Book description
Between the 1920s and the 1970s, American economic culture began to
emphasize the value of consumption over production. At the same time,
the rise of new mass media such as radio and television facilitated the
advertising and sales of consumer goods on an unprecedented scale. In
Style and Status: Selling Beauty to African American Women, 1920-1975,
Susannah Walker analyzes an often-overlooked facet of twentieth-century
consumer society as she explores the political, social, and racial
implications of the business devoted to producing and marketing beauty
products for African American women. Walker examines African American
beauty culture as a significant component of twentieth-century
consumerism, and she links both subjects to the complex racial politics
of the era. The efforts of black entrepreneurs to participate in the
American economy and to achieve self-determination of black beauty
standards often caused conflict within the African American community.

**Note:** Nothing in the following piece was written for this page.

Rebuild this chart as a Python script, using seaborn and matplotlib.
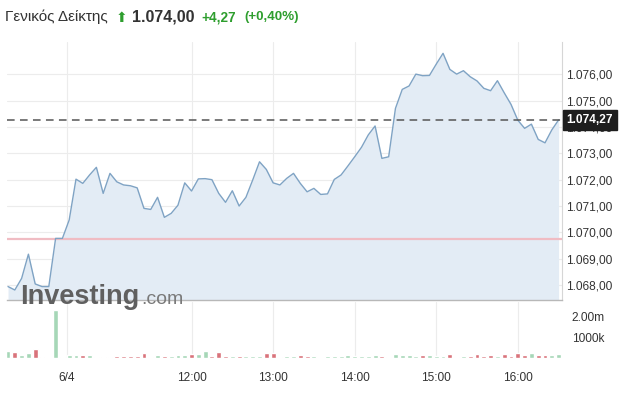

Additionally, a prevalence of white-owned firms in the African American
beauty industry sparked widespread resentment, even among advocates of
full integration in other areas of the American economy and culture.
Concerned African Americans argued that whites had too much influence
over black beauty culture and were invading the market, complicating
matters of physical appearance with questions of race and power. Based
on a wide variety of documentary and archival evidence, Walker concludes
that African American beauty standards were shaped within black society
as much as they were formed in reaction to, let alone imposed by, the
majority culture. Style and Status challenges the notion that the civil
rights and black power movements of the 1950s through the 1970s
represents the first period in which African Americans wielded
considerable influence over standards of appearance and beauty. Walker
explores how beauty culture affected black women's racial and feminine
identities, the role of black-owned businesses in African American
communities, differences between black-owned and white-owned
manufacturers of beauty products, and the concept of racial progress in
the post-World War II era. Through the story of the development of black
beauty culture, Walker examines the interplay of race, class, and gender
in twentieth-century America. Susannah Walker is assistant professor
of history at Virginia Wesleyan College.